During this election season, the topics of education and innovation are in the forefront. All of the rhetoric has made me start to think more critically about the intersection of education and innovation. On one hand, it stands to reason that the two intersect — innovation becomes more likely if education has properly fed the inventive mind.
But in this intersection is there also a hindrance? Do some of the ways and means of a formal education hinder innovation? I believe they do.
Before I begin, let me state that I am not by any stretch anti-education. I am a firm believer in formal education and have certainly benefited from being highly educated. Nor am I an education expert. I hold no education degrees. My expertise is limited to only about a decade of university teaching and executive training.
However, my innovation consulting practice focuses on Fortune 500 companies and puts me in contact with a great many highly educated people, many with impressive degrees from impressive institutions.
The issue is that I don’t always see the connection between fine educations and innovation. In fact, I sometimes see the opposite.
Below are some disconnects between formal education and innovation:
Linear vs. Radiant thinking: Formal education, particularly business education and the sciences, emphasizes linear and logical thought. “A plus B does and will always equal C”.

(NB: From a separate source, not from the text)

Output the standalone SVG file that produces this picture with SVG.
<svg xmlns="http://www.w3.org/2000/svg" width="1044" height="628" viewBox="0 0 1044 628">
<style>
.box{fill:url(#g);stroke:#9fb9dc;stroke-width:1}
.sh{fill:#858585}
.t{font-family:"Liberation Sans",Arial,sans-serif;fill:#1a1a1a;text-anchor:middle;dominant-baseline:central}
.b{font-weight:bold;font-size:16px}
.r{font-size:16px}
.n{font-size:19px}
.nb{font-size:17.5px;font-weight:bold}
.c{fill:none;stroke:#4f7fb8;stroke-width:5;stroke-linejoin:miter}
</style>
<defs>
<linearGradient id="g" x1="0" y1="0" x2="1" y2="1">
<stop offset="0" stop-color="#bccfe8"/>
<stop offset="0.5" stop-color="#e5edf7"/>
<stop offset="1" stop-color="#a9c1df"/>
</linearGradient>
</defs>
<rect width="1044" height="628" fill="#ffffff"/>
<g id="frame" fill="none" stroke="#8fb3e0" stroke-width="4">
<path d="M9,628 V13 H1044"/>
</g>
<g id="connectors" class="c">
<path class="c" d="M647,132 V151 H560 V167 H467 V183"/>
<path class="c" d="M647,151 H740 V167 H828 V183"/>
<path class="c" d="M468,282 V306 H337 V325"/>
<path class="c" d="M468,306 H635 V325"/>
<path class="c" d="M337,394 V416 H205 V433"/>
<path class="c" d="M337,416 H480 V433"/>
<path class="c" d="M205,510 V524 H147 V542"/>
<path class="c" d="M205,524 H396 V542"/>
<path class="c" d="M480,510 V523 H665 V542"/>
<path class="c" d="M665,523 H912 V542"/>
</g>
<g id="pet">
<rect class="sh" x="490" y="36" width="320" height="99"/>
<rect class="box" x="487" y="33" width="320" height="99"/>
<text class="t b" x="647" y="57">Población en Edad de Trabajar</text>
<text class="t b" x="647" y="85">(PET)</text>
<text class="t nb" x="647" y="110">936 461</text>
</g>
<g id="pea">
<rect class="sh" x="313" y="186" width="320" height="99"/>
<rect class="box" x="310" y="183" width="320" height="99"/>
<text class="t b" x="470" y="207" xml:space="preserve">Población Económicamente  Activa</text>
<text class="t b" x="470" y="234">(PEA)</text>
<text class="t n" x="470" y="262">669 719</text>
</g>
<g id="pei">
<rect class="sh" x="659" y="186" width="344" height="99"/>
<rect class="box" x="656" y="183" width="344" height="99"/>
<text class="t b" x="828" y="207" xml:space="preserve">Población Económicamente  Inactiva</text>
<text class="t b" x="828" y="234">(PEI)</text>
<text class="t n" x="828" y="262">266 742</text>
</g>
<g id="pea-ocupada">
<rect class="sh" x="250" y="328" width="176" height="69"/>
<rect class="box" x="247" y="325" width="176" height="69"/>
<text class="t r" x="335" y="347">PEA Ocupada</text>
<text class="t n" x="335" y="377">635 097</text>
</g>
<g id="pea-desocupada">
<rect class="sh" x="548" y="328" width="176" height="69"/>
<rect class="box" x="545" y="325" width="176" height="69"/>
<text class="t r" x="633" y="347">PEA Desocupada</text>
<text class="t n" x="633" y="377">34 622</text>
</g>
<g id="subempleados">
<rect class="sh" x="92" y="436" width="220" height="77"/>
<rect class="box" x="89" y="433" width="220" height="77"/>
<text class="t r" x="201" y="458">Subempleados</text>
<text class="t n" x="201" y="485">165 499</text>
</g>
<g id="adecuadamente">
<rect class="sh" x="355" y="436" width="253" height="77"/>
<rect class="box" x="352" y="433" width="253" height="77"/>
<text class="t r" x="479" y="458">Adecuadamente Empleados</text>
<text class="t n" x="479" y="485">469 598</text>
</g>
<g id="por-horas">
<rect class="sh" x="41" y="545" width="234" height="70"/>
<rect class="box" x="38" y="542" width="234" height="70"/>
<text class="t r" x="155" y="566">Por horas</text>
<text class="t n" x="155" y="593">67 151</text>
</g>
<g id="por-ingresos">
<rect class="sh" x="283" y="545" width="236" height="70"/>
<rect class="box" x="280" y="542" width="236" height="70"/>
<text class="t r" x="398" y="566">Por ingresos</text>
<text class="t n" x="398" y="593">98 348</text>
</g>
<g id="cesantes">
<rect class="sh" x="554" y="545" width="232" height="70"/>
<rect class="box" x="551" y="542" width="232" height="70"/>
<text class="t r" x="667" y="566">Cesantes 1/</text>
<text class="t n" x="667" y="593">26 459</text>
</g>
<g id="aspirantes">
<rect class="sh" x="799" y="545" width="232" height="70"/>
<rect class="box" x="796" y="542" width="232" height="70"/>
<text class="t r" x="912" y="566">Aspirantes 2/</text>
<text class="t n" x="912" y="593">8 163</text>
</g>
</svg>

However, innovative thinking is not linear. It is radiant and gathers insight from disparate points, connecting them in new ways. Innovative thinking involves breaking the rule of A plus B equals C and posits the possibility of A plus 1,2,3 may equal G. (If you had to re-read this last sentence, you are experiencing a struggle against linear thinking!)
Whole vs. Part: Formal education breaks things down into parts. For example, a business major studies the individual parts of business: economics, finance and marketing. However, innovative thinking is whole to part. Innovation requires a broader thought and vision where the whole adds up to more than the sum of the parts. Innovation may even require a part which hasn’t existed before and now plays a critical role.
Adaptation vs. Innovation: The formal education system can over-emphasize adaptation vs. deviation from the norm. Do things the way they are prescribed and a student is rewarded. The system tends to applaud those who conform and discourage those who do not. Innovation, by definition, lies in not conforming.
Focus on math and science: I agree that these two skill levels need to be significantly improved and that they can play a significant role in innovation. However, I argue that there needs to be an equal focus on understanding of the arts and social sciences — creative expression such as writing and art, sociology and psychology. Innovation requires both a high IQ and a high EQ (emotional quotient). You can’t just be intelligent to be a great innovator.
In a highly connected world, you have to be able to work very effectively with teams, understand various perspectives and express yourself in a variety of ways in order to make innovative connections.